Task requirements:
Word for word, quote all of the material, omitting the pictures.

[START]

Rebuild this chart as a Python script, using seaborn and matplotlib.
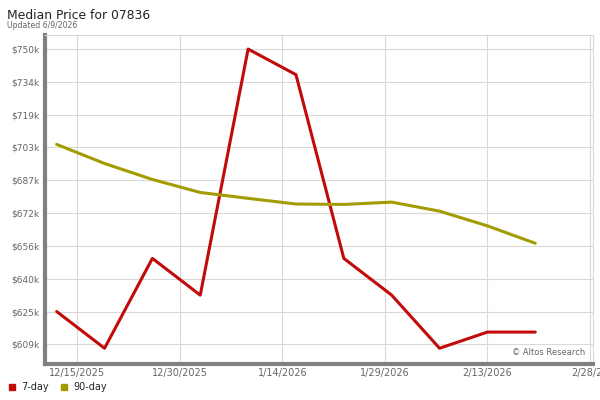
import matplotlib
matplotlib.use("Agg")
import matplotlib.pyplot as plt
from matplotlib.lines import Line2D
import seaborn as sns
import pandas as pd

dates = ["2025-12-12", "2025-12-19", "2025-12-26", "2026-01-02", "2026-01-09",
         "2026-01-16", "2026-01-23", "2026-01-30", "2026-02-06", "2026-02-13",
         "2026-02-20"]
seven_day = [625.0, 607.5, 650.3, 632.8, 750.0, 737.8, 650.3, 632.8, 607.5, 615.2, 615.2]
ninety_day = [704.6, 695.5, 687.9, 681.7, 678.9, 676.2, 676.0, 677.1, 672.8, 665.8, 657.5]
series_names = ["7-day", "90-day"]
colors = ["#c20a0a", "#a39c00"]

y_tick_values = [609.375, 625.0, 640.625, 656.25, 671.875, 687.5, 703.125, 718.75, 734.375, 750.0]
y_tick_labels = ["$609k", "$625k", "$640k", "$656k", "$672k", "$687k", "$703k", "$719k", "$734k", "$750k"]
x_tick_dates = ["2025-12-15", "2025-12-30", "2026-01-14", "2026-01-29", "2026-02-13", "2026-02-28"]
x_tick_labels = ["12/15/2025", "12/30/2025", "1/14/2026", "1/29/2026", "2/13/2026", "2/28/20"]

df = pd.DataFrame({
    "date": pd.to_datetime(dates * 2),
    "price": seven_day + ninety_day,
    "series": [series_names[0]] * len(dates) + [series_names[1]] * len(dates),
})

sns.set_theme(style="white")
plt.rcParams["font.family"] = ["DejaVu Sans"]

fig = plt.figure(figsize=(6, 4), dpi=100)
ax = fig.add_axes([0.075, 0.09, 0.913, 0.8225])

sns.lineplot(data=df, x="date", y="price", hue="series", palette=colors,
             linewidth=2.2, ax=ax, legend=False, zorder=3)

ax.set_ylim(600.0, 756.7)
ax.set_xlim(pd.Timestamp("2025-12-10 07:00"), pd.Timestamp("2026-02-28 10:00"))
ax.set_yticks(y_tick_values)
ax.set_yticklabels(y_tick_labels)
ax.set_xticks(pd.to_datetime(x_tick_dates))
ax.set_xticklabels(x_tick_labels)
ax.set_xlabel("")
ax.set_ylabel("")

ax.grid(True, color="#d9d9d9", linewidth=0.8)
ax.tick_params(axis="both", length=0, labelsize=6.5, labelcolor="#666666", pad=4)
for lab in ax.get_xticklabels():
    lab.set_fontsize(7)
ax.tick_params(axis="x", pad=3)

for s in ["top", "right"]:
    ax.spines[s].set_color("#d9d9d9")
    ax.spines[s].set_linewidth(0.8)
for s in ["left", "bottom"]:
    ax.spines[s].set_color("#808080")
    ax.spines[s].set_linewidth(3)

ax.text(0.986, 0.02, "\u00a9 Altos Research", transform=ax.transAxes,
        ha="right", va="bottom", fontsize=6, color="#666666")

fig.text(0.012, 0.962, "Median Price for 07836", fontsize=8.9, color="#222222",
         ha="left", va="center")
fig.text(0.012, 0.936, "Updated 6/9/2026", fontsize=5.6, color="#666666",
         ha="left", va="center")

handles = [Line2D([0], [0], marker="s", linestyle="none", markersize=5,
                  markerfacecolor=c, markeredgecolor=c) for c in colors]
fig.legend(handles, series_names, loc="center left", bbox_to_anchor=(0.002, 0.032),
           ncol=2, frameon=False, fontsize=7, handlelength=0.8, handletextpad=0.6,
           columnspacing=1.1, borderpad=0.2)

fig.savefig("out.png", dpi=100)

[END]

Task response:
Rebuild this chart as a Python script, using seaborn and matplotlib.
import matplotlib
matplotlib.use("Agg")
import matplotlib.pyplot as plt
from matplotlib.lines import Line2D
import seaborn as sns
import pandas as pd

dates = ["2025-12-12", "2025-12-19", "2025-12-26", "2026-01-02", "2026-01-09",
         "2026-01-16", "2026-01-23", "2026-01-30", "2026-02-06", "2026-02-13",
         "2026-02-20"]
seven_day = [625.0, 607.5, 650.3, 632.8, 750.0, 737.8, 650.3, 632.8, 607.5, 615.2, 615.2]
ninety_day = [704.6, 695.5, 687.9, 681.7, 678.9, 676.2, 676.0, 677.1, 672.8, 665.8, 657.5]
series_names = ["7-day", "90-day"]
colors = ["#c20a0a", "#a39c00"]

y_tick_values = [609.375, 625.0, 640.625, 656.25, 671.875, 687.5, 703.125, 718.75, 734.375, 750.0]
y_tick_labels = ["$609k", "$625k", "$640k", "$656k", "$672k", "$687k", "$703k", "$719k", "$734k", "$750k"]
x_tick_dates = ["2025-12-15", "2025-12-30", "2026-01-14", "2026-01-29", "2026-02-13", "2026-02-28"]
x_tick_labels = ["12/15/2025", "12/30/2025", "1/14/2026", "1/29/2026", "2/13/2026", "2/28/20"]

df = pd.DataFrame({
    "date": pd.to_datetime(dates * 2),
    "price": seven_day + ninety_day,
    "series": [series_names[0]] * len(dates) + [series_names[1]] * len(dates),
})

sns.set_theme(style="white")
plt.rcParams["font.family"] = ["DejaVu Sans"]

fig = plt.figure(figsize=(6, 4), dpi=100)
ax = fig.add_axes([0.075, 0.09, 0.913, 0.8225])

sns.lineplot(data=df, x="date", y="price", hue="series", palette=colors,
             linewidth=2.2, ax=ax, legend=False, zorder=3)

ax.set_ylim(600.0, 756.7)
ax.set_xlim(pd.Timestamp("2025-12-10 07:00"), pd.Timestamp("2026-02-28 10:00"))
ax.set_yticks(y_tick_values)
ax.set_yticklabels(y_tick_labels)
ax.set_xticks(pd.to_datetime(x_tick_dates))
ax.set_xticklabels(x_tick_labels)
ax.set_xlabel("")
ax.set_ylabel("")

ax.grid(True, color="#d9d9d9", linewidth=0.8)
ax.tick_params(axis="both", length=0, labelsize=6.5, labelcolor="#666666", pad=4)
for lab in ax.get_xticklabels():
    lab.set_fontsize(7)
ax.tick_params(axis="x", pad=3)

for s in ["top", "right"]:
    ax.spines[s].set_color("#d9d9d9")
    ax.spines[s].set_linewidth(0.8)
for s in ["left", "bottom"]:
    ax.spines[s].set_color("#808080")
    ax.spines[s].set_linewidth(3)

ax.text(0.986, 0.02, "\u00a9 Altos Research", transform=ax.transAxes,
        ha="right", va="bottom", fontsize=6, color="#666666")

fig.text(0.012, 0.962, "Median Price for 07836", fontsize=8.9, color="#222222",
         ha="left", va="center")
fig.text(0.012, 0.936, "Updated 6/9/2026", fontsize=5.6, color="#666666",
         ha="left", va="center")

handles = [Line2D([0], [0], marker="s", linestyle="none", markersize=5,
                  markerfacecolor=c, markeredgecolor=c) for c in colors]
fig.legend(handles, series_names, loc="center left", bbox_to_anchor=(0.002, 0.032),
           ncol=2, frameon=False, fontsize=7, handlelength=0.8, handletextpad=0.6,
           columnspacing=1.1, borderpad=0.2)

fig.savefig("out.png", dpi=100)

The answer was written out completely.